A relationship between Google and Tute started last year after Tute’s CEO, Reid Robison, met Google’s David Glazer at a conference. It was a good fit, said Mittelman.

“We’re pretty excited about Google Genomics, and basically re-purposing the Google Cloud to allow you to do storage, but also operations on genomic data.

“At Tute we’re working on the whole annotation layer. What’s behind your variants? How we can intersect that against everything that’s known? It screams ‘search engine’! It’s a search engine problem.”

Add search expertise to Google’s work with the Global Alliance on Genomics and Health on genomics standards and Mittelman sees much promise in Google’s approach.

“If you have a big name brand, and you’ve got great engineers, and you’re working on open standards, that’s a recipe for success.
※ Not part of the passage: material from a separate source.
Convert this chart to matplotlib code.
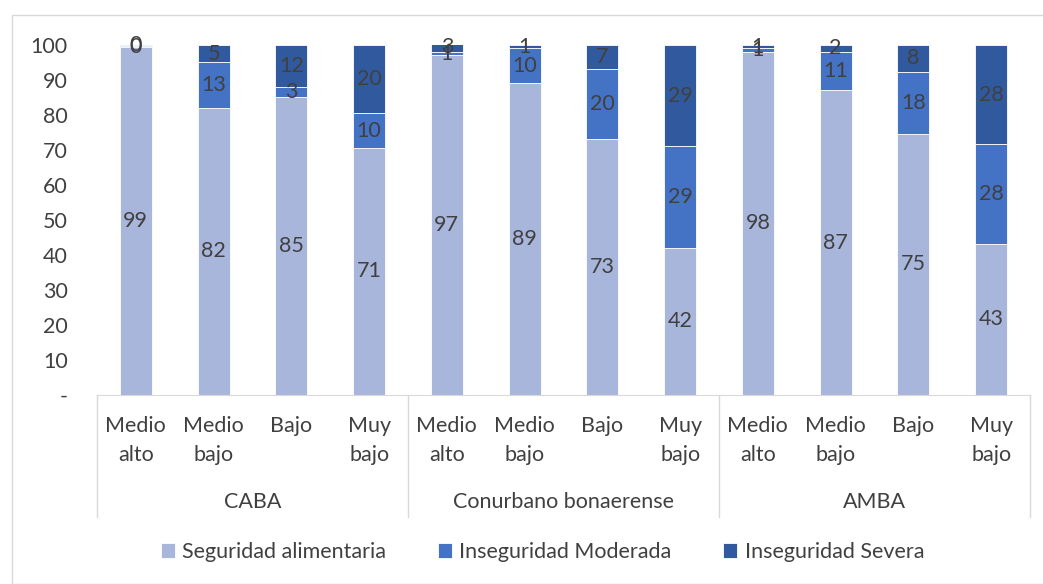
import numpy as np
import matplotlib.pyplot as plt
from matplotlib.patches import Rectangle

plt.rcParams['font.family'] = ['Lato', 'DejaVu Sans']

# ===== データ =====
groups = ["CABA", "Conurbano bonaerense", "AMBA"]
niveles = ["Medio\nalto", "Medio\nbajo", "Bajo", "Muy\nbajo"]
series = ["Seguridad alimentaria", "Inseguridad Moderada", "Inseguridad Severa"]

seguridad = [99.3, 82, 85, 70.6, 97, 89, 73, 42, 98, 87, 74.6, 43.2]
moderada = [0.4, 13, 3, 9.8, 1, 10, 20, 29, 1, 11, 17.7, 28.4]
severa = [0.3, 5, 12, 19.6, 2.6, 1, 7, 29, 1, 2, 7.7, 28.4]

colors = ["#A9B6DB", "#4472C4", "#315A9E"]
txt = "#404040"
fs = 15.5

fig = plt.figure(figsize=(10.43, 5.84), dpi=100)
ax = fig.add_axes([0.093, 0.3236, 0.8945, 0.5997])

x = np.arange(len(seguridad))
bottom = np.zeros(len(x))
for vals, c, name in zip([seguridad, moderada, severa], colors, series):
    vals = np.array(vals, dtype=float)
    ax.bar(x, vals, 0.41, bottom=bottom, color=c, edgecolor="white",
           linewidth=0.6, label=name)
    for xi, b, v in zip(x, bottom, vals):
        ax.text(xi, b + v / 2, f"{v:.0f}", ha="center", va="center",
                fontsize=fs, color=txt)
    bottom += vals

ax.set_xlim(-0.5, len(x) - 0.5)
ax.set_ylim(0, 100)
ax.set_yticks(np.arange(0, 101, 10))
ax.set_yticklabels(["-"] + [str(v) for v in range(10, 101, 10)])
ax.set_xticks(x)
ax.set_xticklabels(niveles * 3, linespacing=1.6)
ax.tick_params(axis="both", length=0, labelsize=fs, labelcolor=txt)
ax.tick_params(axis="x", pad=15)
ax.tick_params(axis="y", pad=21)
for s in ["top", "right", "left"]:
    ax.spines[s].set_visible(False)
ax.spines["bottom"].set_color("#D9D9D9")

# separadores de grupos
trans = ax.get_xaxis_transform()
for pos in [-0.5, 3.5, 7.5, 11.5]:
    ax.plot([pos, pos], [0, -0.349], transform=trans, color="#D9D9D9",
            lw=1, clip_on=False)
for i, g in enumerate(groups):
    ax.text(i * 4 + 1.5, -0.306, g, transform=trans, ha="center", va="center",
            fontsize=fs, color=txt)

fig.legend(loc="center", bbox_to_anchor=(0.52, 0.055), ncol=3, frameon=False,
           handlelength=0.65, handleheight=0.65, handletextpad=0.35,
           columnspacing=2.4, fontsize=fs, labelcolor=txt)

fig.patches.append(Rectangle((12 / 1043, 0), 1.1, 1 - 15 / 584,
                             transform=fig.transFigure, fill=False,
                             edgecolor="#D9D9D9", lw=1))

fig.savefig("out.png", dpi=100)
It makes a lot more sense than just dumping our data somewhere, building our own experience from scratch, or working with someone who is also starting from scratch.”

The genomics community is still deciding where to work and collaborate, Mittelman observes, but he’s impressed with the features of the community Google is building.

“Folks won’t want to just dump their data somewhere. They’re going to want to interact with it right there on the cloud… I think the jury’s out on where people are going to eventually congregate, but they’re going to congregate somewhere and they’re going to want to operate on their data. I think these kinds of initiatives are a good way to test the market and see if people will engage. And if they do, I think it’ll drive more innovation and development on those platforms.”

Bingham is open to more platforms. He stressed that Google Genomics is happy to host another annotation engine.

For their part, the Tute team is, “committed to building a number of new tools and functionalities on top of Google Cloud,” Mittelman says. “This is just the beginning for us. We’re very eager to get integrated with them in the coming months.”